■ **Data**:
◇ ◇ ◇ ◇
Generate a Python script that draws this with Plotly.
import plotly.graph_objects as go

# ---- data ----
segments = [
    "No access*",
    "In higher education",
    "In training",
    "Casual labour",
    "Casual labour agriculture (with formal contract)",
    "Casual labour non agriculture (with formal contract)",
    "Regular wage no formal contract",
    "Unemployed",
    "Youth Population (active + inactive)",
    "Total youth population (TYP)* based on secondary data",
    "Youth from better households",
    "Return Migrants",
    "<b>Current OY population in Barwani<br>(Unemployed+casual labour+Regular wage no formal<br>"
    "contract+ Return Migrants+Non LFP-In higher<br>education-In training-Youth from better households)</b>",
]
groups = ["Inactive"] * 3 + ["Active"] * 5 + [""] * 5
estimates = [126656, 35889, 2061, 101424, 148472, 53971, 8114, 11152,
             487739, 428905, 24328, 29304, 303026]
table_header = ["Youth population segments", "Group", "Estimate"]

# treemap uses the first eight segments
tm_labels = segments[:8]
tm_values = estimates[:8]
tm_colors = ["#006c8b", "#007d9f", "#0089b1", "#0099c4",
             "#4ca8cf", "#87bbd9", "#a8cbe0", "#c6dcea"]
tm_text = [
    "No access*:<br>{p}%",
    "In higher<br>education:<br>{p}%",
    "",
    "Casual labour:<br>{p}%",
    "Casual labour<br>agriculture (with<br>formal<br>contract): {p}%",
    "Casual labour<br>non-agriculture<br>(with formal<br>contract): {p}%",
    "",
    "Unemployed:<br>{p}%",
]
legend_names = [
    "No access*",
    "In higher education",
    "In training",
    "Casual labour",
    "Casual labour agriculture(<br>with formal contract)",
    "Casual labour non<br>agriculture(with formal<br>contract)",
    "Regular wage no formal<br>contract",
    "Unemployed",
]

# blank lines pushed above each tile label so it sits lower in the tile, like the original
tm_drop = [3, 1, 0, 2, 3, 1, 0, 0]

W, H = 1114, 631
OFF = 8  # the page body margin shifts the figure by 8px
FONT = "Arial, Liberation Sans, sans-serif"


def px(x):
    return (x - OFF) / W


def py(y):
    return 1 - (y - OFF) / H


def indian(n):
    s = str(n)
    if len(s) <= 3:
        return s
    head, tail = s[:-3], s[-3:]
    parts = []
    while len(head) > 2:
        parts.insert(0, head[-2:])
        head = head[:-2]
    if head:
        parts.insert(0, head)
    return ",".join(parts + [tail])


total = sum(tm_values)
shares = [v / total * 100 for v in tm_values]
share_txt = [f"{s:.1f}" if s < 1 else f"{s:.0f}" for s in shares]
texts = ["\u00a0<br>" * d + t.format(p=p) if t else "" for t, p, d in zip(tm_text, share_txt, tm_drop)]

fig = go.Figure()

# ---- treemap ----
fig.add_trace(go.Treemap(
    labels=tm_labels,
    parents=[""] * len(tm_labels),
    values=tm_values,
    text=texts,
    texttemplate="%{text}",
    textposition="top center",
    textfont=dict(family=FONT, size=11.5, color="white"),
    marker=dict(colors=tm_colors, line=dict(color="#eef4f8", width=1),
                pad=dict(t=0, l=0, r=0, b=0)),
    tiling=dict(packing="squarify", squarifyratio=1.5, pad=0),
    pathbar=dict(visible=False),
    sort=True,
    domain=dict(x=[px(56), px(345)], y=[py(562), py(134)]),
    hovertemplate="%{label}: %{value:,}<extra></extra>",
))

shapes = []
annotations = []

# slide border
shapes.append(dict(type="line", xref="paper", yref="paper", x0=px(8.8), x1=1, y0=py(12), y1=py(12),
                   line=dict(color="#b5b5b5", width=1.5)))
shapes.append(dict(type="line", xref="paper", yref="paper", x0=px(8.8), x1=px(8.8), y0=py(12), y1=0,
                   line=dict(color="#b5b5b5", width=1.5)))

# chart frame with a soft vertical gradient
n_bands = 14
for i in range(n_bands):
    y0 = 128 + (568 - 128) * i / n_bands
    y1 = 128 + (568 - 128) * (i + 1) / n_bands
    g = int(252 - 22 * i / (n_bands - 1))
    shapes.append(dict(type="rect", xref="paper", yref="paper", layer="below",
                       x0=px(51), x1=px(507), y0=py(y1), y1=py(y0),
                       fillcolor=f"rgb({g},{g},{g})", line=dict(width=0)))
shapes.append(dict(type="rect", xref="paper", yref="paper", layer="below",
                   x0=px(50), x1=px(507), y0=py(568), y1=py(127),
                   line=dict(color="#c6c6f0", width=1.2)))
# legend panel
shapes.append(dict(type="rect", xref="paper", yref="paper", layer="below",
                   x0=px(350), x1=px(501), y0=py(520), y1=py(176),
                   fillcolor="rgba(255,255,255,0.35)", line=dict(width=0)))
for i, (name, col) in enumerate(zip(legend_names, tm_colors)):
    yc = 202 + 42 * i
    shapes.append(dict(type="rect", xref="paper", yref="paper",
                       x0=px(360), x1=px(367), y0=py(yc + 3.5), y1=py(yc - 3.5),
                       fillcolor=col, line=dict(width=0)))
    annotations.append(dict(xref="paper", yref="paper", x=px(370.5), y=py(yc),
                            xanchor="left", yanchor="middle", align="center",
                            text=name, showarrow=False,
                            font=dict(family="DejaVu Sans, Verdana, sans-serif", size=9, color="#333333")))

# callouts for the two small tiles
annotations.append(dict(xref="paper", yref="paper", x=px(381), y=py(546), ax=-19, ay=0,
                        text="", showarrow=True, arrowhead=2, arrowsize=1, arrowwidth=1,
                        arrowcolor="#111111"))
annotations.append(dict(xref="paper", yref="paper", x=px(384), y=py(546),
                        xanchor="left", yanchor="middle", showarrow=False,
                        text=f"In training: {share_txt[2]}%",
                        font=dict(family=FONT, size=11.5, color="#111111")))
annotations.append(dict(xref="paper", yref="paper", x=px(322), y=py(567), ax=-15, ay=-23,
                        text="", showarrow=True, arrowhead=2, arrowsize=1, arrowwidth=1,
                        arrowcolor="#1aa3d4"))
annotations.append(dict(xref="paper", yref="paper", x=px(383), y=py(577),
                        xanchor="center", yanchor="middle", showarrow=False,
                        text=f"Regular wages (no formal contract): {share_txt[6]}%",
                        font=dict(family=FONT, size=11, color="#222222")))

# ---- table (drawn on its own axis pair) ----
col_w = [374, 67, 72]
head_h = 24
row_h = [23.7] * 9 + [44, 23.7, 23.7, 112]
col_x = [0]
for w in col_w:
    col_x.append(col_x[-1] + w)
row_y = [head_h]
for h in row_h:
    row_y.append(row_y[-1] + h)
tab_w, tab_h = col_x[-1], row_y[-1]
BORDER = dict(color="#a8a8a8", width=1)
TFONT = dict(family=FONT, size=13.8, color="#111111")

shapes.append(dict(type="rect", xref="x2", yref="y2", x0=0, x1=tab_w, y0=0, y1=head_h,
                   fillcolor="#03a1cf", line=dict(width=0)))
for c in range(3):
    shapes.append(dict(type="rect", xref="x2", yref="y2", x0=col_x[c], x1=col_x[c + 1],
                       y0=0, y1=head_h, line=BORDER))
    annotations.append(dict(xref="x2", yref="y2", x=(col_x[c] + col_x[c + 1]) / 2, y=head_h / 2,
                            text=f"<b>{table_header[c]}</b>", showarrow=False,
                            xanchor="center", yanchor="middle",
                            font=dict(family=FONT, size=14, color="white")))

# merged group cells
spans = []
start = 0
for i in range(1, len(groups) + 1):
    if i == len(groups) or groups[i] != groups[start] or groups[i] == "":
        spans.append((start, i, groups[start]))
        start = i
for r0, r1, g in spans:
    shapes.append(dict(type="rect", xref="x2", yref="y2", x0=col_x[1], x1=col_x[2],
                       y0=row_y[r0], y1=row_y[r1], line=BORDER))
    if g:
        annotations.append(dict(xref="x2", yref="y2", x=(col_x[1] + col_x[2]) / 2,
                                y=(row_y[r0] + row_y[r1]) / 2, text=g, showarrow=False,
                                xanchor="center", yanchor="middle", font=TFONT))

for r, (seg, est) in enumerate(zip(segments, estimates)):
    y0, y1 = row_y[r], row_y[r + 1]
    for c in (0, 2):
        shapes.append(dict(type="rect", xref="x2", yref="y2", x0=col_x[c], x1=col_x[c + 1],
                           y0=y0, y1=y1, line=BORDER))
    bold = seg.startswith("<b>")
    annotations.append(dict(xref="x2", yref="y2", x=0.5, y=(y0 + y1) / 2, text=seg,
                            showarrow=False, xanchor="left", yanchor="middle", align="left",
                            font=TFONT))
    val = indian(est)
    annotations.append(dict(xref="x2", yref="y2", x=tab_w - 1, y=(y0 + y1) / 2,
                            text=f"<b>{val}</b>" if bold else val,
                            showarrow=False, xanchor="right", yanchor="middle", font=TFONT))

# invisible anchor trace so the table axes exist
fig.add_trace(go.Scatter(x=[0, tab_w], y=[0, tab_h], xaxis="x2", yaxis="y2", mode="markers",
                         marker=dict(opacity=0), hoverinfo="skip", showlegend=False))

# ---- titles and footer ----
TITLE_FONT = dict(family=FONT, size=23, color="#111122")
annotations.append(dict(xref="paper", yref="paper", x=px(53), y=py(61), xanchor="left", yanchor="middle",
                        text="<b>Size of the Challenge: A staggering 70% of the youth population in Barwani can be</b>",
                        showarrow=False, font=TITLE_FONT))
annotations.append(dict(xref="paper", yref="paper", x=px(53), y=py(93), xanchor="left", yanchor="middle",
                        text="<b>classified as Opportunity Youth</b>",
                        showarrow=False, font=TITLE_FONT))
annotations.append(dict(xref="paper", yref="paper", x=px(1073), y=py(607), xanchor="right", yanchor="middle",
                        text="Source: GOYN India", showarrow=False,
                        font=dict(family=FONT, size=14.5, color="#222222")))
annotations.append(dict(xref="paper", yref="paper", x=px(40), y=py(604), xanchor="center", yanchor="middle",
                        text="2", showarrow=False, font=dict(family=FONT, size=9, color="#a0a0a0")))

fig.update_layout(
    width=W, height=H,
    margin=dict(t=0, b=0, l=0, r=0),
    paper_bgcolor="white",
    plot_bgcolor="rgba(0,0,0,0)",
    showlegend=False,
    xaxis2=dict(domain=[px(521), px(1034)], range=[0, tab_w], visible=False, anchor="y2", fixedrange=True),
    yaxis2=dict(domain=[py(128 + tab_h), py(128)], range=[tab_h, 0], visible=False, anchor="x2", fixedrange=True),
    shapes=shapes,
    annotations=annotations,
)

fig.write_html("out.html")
◇ ◇ ◇ ◇
■ **Task details**: Return, please, the lines of the data from the first through the line containing "tm_drop = [3, 1, 0, 2, 3, 1, 0, 0]", both kept, exactly as they stand and nothing more.

■ **Solution to the problem**:
Generate a Python script that draws this with Plotly.
import plotly.graph_objects as go

# ---- data ----
segments = [
    "No access*",
    "In higher education",
    "In training",
    "Casual labour",
    "Casual labour agriculture (with formal contract)",
    "Casual labour non agriculture (with formal contract)",
    "Regular wage no formal contract",
    "Unemployed",
    "Youth Population (active + inactive)",
    "Total youth population (TYP)* based on secondary data",
    "Youth from better households",
    "Return Migrants",
    "<b>Current OY population in Barwani<br>(Unemployed+casual labour+Regular wage no formal<br>"
    "contract+ Return Migrants+Non LFP-In higher<br>education-In training-Youth from better households)</b>",
]
groups = ["Inactive"] * 3 + ["Active"] * 5 + [""] * 5
estimates = [126656, 35889, 2061, 101424, 148472, 53971, 8114, 11152,
             487739, 428905, 24328, 29304, 303026]
table_header = ["Youth population segments", "Group", "Estimate"]

# treemap uses the first eight segments
tm_labels = segments[:8]
tm_values = estimates[:8]
tm_colors = ["#006c8b", "#007d9f", "#0089b1", "#0099c4",
             "#4ca8cf", "#87bbd9", "#a8cbe0", "#c6dcea"]
tm_text = [
    "No access*:<br>{p}%",
    "In higher<br>education:<br>{p}%",
    "",
    "Casual labour:<br>{p}%",
    "Casual labour<br>agriculture (with<br>formal<br>contract): {p}%",
    "Casual labour<br>non-agriculture<br>(with formal<br>contract): {p}%",
    "",
    "Unemployed:<br>{p}%",
]
legend_names = [
    "No access*",
    "In higher education",
    "In training",
    "Casual labour",
    "Casual labour agriculture(<br>with formal contract)",
    "Casual labour non<br>agriculture(with formal<br>contract)",
    "Regular wage no formal<br>contract",
    "Unemployed",
]

# blank lines pushed above each tile label so it sits lower in the tile, like the original
tm_drop = [3, 1, 0, 2, 3, 1, 0, 0]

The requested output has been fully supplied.